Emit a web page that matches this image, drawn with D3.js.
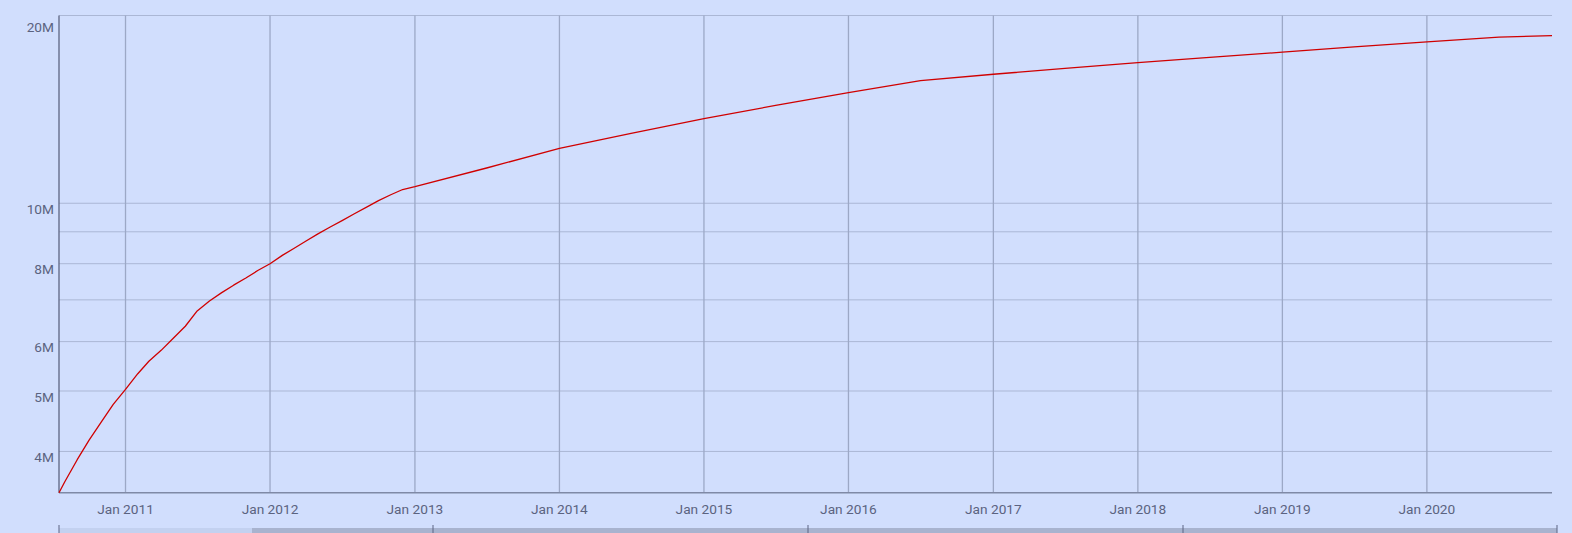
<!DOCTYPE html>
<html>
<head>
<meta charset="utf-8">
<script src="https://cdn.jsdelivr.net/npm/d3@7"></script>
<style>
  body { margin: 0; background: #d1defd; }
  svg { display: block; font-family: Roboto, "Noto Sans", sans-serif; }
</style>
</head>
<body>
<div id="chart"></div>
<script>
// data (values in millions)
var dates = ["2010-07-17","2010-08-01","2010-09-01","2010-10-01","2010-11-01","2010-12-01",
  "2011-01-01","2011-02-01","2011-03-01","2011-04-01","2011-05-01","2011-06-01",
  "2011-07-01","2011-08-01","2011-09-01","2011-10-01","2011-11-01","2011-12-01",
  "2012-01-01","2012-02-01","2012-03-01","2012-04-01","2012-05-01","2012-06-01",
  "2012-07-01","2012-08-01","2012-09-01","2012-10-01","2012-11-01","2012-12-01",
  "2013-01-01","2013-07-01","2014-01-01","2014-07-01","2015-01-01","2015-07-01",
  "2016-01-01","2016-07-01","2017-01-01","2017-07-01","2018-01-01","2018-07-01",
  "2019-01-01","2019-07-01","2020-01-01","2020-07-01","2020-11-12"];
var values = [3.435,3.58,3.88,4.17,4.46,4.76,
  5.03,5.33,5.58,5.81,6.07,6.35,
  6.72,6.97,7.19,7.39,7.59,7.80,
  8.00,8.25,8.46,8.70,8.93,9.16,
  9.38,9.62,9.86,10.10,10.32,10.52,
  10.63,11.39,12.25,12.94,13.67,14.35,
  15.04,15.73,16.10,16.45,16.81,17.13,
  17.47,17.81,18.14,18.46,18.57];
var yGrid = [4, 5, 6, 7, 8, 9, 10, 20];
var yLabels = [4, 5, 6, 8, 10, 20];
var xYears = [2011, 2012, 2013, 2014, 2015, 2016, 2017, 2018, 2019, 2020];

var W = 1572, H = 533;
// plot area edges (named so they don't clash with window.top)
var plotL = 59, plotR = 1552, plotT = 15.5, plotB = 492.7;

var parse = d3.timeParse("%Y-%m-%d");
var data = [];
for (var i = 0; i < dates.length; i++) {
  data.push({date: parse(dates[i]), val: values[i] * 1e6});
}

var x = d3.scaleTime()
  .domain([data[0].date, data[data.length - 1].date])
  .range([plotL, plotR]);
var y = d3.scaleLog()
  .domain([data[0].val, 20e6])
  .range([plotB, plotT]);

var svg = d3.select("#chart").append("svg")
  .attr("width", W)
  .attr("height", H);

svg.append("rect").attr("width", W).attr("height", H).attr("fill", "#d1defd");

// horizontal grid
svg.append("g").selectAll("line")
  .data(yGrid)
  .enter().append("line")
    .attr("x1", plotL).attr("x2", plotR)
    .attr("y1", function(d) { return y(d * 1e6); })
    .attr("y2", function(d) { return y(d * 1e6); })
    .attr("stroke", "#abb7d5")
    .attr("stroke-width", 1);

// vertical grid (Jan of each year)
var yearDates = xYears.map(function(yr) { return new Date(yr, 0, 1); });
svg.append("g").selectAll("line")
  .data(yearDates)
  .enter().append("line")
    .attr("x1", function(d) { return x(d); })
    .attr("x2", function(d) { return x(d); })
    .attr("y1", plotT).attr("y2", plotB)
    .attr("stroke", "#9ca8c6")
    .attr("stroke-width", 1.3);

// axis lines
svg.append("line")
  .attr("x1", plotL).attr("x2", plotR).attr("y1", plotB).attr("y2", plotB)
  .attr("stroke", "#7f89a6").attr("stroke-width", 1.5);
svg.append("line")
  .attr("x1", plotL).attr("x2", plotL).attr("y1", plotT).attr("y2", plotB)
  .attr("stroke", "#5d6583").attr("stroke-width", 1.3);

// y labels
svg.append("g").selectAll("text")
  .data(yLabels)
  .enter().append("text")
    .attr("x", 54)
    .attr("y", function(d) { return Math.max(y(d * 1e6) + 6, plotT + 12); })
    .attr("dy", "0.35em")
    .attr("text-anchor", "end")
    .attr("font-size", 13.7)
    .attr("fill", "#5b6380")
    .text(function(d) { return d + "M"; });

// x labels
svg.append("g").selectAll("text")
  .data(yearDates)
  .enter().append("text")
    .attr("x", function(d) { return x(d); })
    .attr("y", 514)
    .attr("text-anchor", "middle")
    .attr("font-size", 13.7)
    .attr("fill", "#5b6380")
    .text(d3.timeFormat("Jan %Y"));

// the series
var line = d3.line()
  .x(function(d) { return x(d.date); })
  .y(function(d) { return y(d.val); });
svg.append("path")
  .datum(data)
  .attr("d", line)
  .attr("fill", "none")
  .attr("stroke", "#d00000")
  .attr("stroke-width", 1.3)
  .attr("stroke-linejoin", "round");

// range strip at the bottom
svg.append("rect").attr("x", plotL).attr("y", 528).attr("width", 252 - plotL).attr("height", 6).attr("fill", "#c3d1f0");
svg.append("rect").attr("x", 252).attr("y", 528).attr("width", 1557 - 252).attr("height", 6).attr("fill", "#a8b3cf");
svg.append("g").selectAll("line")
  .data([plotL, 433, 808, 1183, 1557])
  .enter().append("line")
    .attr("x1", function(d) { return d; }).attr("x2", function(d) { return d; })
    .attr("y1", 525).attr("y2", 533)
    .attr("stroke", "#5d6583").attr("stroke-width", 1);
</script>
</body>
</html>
---
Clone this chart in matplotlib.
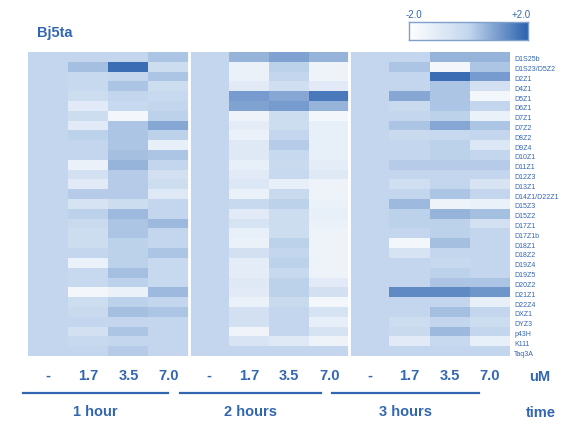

BRIEF: In the listing above, find the line containing "Emit a web page" and the line containing "2018, 2019, 2020];", then output those two lines and everything between them exactly as written, without the images.

EXERCISE RESPONSE:
Emit a web page that matches this image, drawn with D3.js.
<!DOCTYPE html>
<html>
<head>
<meta charset="utf-8">
<script src="https://cdn.jsdelivr.net/npm/d3@7"></script>
<style>
  body { margin: 0; background: #d1defd; }
  svg { display: block; font-family: Roboto, "Noto Sans", sans-serif; }
</style>
</head>
<body>
<div id="chart"></div>
<script>
// data (values in millions)
var dates = ["2010-07-17","2010-08-01","2010-09-01","2010-10-01","2010-11-01","2010-12-01",
  "2011-01-01","2011-02-01","2011-03-01","2011-04-01","2011-05-01","2011-06-01",
  "2011-07-01","2011-08-01","2011-09-01","2011-10-01","2011-11-01","2011-12-01",
  "2012-01-01","2012-02-01","2012-03-01","2012-04-01","2012-05-01","2012-06-01",
  "2012-07-01","2012-08-01","2012-09-01","2012-10-01","2012-11-01","2012-12-01",
  "2013-01-01","2013-07-01","2014-01-01","2014-07-01","2015-01-01","2015-07-01",
  "2016-01-01","2016-07-01","2017-01-01","2017-07-01","2018-01-01","2018-07-01",
  "2019-01-01","2019-07-01","2020-01-01","2020-07-01","2020-11-12"];
var values = [3.435,3.58,3.88,4.17,4.46,4.76,
  5.03,5.33,5.58,5.81,6.07,6.35,
  6.72,6.97,7.19,7.39,7.59,7.80,
  8.00,8.25,8.46,8.70,8.93,9.16,
  9.38,9.62,9.86,10.10,10.32,10.52,
  10.63,11.39,12.25,12.94,13.67,14.35,
  15.04,15.73,16.10,16.45,16.81,17.13,
  17.47,17.81,18.14,18.46,18.57];
var yGrid = [4, 5, 6, 7, 8, 9, 10, 20];
var yLabels = [4, 5, 6, 8, 10, 20];
var xYears = [2011, 2012, 2013, 2014, 2015, 2016, 2017, 2018, 2019, 2020];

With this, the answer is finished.